Em boa parte de estados alemães foram criadas políticas progressistas de drogas, muito mais humanas e respeitosas
A Universidade de Hamburgo promoveu recente curso sobre Tendências Criminológicas Contemporâneas, tendo como coordenador o respeitado criminólogo alemão Sebastian Scheerer. O objetivo deste escrito é apresentar uma síntese da política de drogas daquela cidade-Estado norte alemã.
Até dez anos atrás, tal política era semelhante à brasileira: combate violento ao tráfico, exclusão assistencial aos dependentes e pouquíssimos resultados efetivos na diminuição do consumo. Perceberam, todavia, que enquanto houvesse alguém da classe média ou alta a querer usar droga, haveria quem, normalmente da classe baixa, estivesse disposto a correr o risco de morrer para fornecê-la, em decorrência dos elevados ganhos econômicos que o tráfico propicia. Igualmente, alcançaram que estavam excluindo da proteção do Estado os dependentes, que eram obrigados a viver no submundo, na exclusão e na marginalidade. Além disso, aumentavam os casos de aids e hepatites, doenças que se transmite ao compartilhar seringas.

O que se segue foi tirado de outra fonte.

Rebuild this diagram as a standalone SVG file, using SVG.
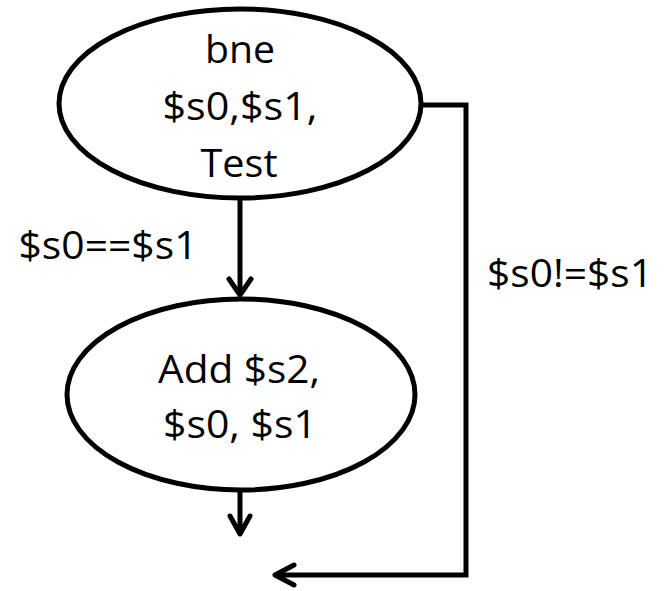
<svg xmlns="http://www.w3.org/2000/svg" width="671" height="591" viewBox="0 0 671 591">
<style>
.node ellipse{fill:#fff;stroke:#000;stroke-width:5}
.t{font-family:"Open Sans","Liberation Sans",sans-serif;font-size:38px;fill:#000;text-anchor:middle}
.c{fill:none;stroke:#000;stroke-width:5}
.ah{fill:none;stroke:#000;stroke-width:5;stroke-linecap:round;stroke-linejoin:round}
</style>
<rect width="671" height="591" fill="#fff"/>
<g id="connectors">
<line class="c" x1="240" y1="200" x2="240" y2="294"/>
<polyline class="ah" points="229,279 240,295 251,279"/>
<line class="c" x1="240" y1="492" x2="240" y2="533"/>
<polyline class="ah" points="230,516 240,534 250,516"/>
<polyline class="c" points="421,105 466,105 466,575 276,575" stroke-linejoin="miter"/>
<polyline class="ah" points="294,565 275,575 294,585"/>
<text class="t" x="108" y="259" textLength="179" lengthAdjust="spacingAndGlyphs">$s0==$s1</text>
<text class="t" x="570" y="287" textLength="166" lengthAdjust="spacingAndGlyphs">$s0!=$s1</text>
</g>
<g id="node-bne" class="node">
<ellipse cx="240" cy="103.5" rx="181" ry="94.5"/>
<text class="t" x="240" y="63" textLength="70" lengthAdjust="spacingAndGlyphs">bne</text>
<text class="t" x="240" y="120" textLength="155" lengthAdjust="spacingAndGlyphs">$s0,$s1,</text>
<text class="t" x="239" y="177" textLength="77" lengthAdjust="spacingAndGlyphs">Test</text>
</g>
<g id="node-add" class="node">
<ellipse cx="241" cy="394.5" rx="174" ry="95.5"/>
<text class="t" x="239" y="383" textLength="162" lengthAdjust="spacingAndGlyphs">Add $s2,</text>
<text class="t" x="240" y="438" textLength="154" lengthAdjust="spacingAndGlyphs">$s0, $s1</text>
</g>
</svg>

Havia, ainda, preocupação com a exposição da polícia à corrupção, visto que essa tem de trabalhar de modo secreto, infiltrada, gerando amizades e comprometimentos de difícil retorno. Ademais, as ações violentas de lado a lado importavam em inúmeras perdas humanas, sem qualquer resultado concreto e efetivo. Constataram, igualmente, que muitos jovens acorriam às drogas em decorrência da proibição, pois têm uma propensão natural, especialmente na adolescência, à contestação e à transgressão.
Diante desse complexo quadro, em boa parte de estados alemães foram criadas políticas progressistas de drogas, muito mais humanas e respeitosas da dignidade da pessoa, tal qual ocorreu, guardadas algumas diferenças, por outros países europeus, sem alarde ou propaganda, como os casos de Suíça, Holanda, Inglaterra e Portugal. Trata-se de uma mudança radical de enfrentamento. A despeito de não deixarem de criminalizar o tráfico, focam a ação no tratamento ao usuário. Assim, quando a polícia de Hamburgo encontra alguém com droga, há o encaminhamento desse cidadão a um espaço público, que depois de avaliação do caso, por equipe transdisciplinar, passa ele a dispor de um local para consumi-la livremente. Pode ele até receber do Estado drogas sintetizadas, como heroína e metadona, sem a exigência de qualquer contrapartida em relação ao seu vício. Caso o paciente queira deixar a dependência, também o Estado lhe presta todo o auxílio, inclusive com internação em clínica médica de desintoxicação, sem qualquer custo.
Trata-se de uma política que está enfrentando de modo mais racional a questão das drogas, sem o apego a falsos moralismos. Essa mudança, a despeito de encontrar resistência em setores mais conservadores, processa em Hamburgo uma grande revolução social, que vem promovendo paulatina diminuição do consumo e efetiva redução do tráfico de drogas, pois não há traficante que consiga competir com o fornecimento da droga pelo Estado; tirou dependentes da rua e os colocou em espaços públicos, com amplo monitoramento de saúde; reduziu os casos de intoxicação, problemas pulmonares e overdose, pois há efetiva atenção do Estado e a droga é pura, quando por esse fornecida; permitiu o retorno de dependentes ao trabalho, a despeito do uso que fazem, que fica estabilizado; vem reduzindo os casos de aids e hepatites, doenças mortais e que sempre estão próximas aos usuários, pois o Estado fornece gratuitamente seringas; vem fazendo com que os adolescentes tenham uma outra visão das drogas, não mais como algo glamouroso, pois as salas são espaços simples; diminuiu os crimes patrimoniais a níveis ínfimos, já que o dependente não mais precisa atacar o patrimônio alheio, nos momentos de crise de abstinência, para conseguir dinheiro; reduziu a violência policial em Hamburgo. Aliás, recente estatística anunciou que no ano de 2010, a polícia de toda a Alemanha desferiu 37 tiros contra alvos humanos, sendo apenas dez letais.
Sabe-se que a importação pura e simples de um padrão de política de um lugar para outro nem sempre propicia os resultados esperados. Todavia, a experiência de Hamburgo demonstra a necessidade de o modelo brasileiro ser repensado. É inadmissível persistir tanta violência, desatenção ao ser humano e falta de inteligência na atual política de drogas ilícitas do Brasil.
Luiz Fernando Tomasi Keppen, mestre em Direito pela UFPR, é juiz de Direito.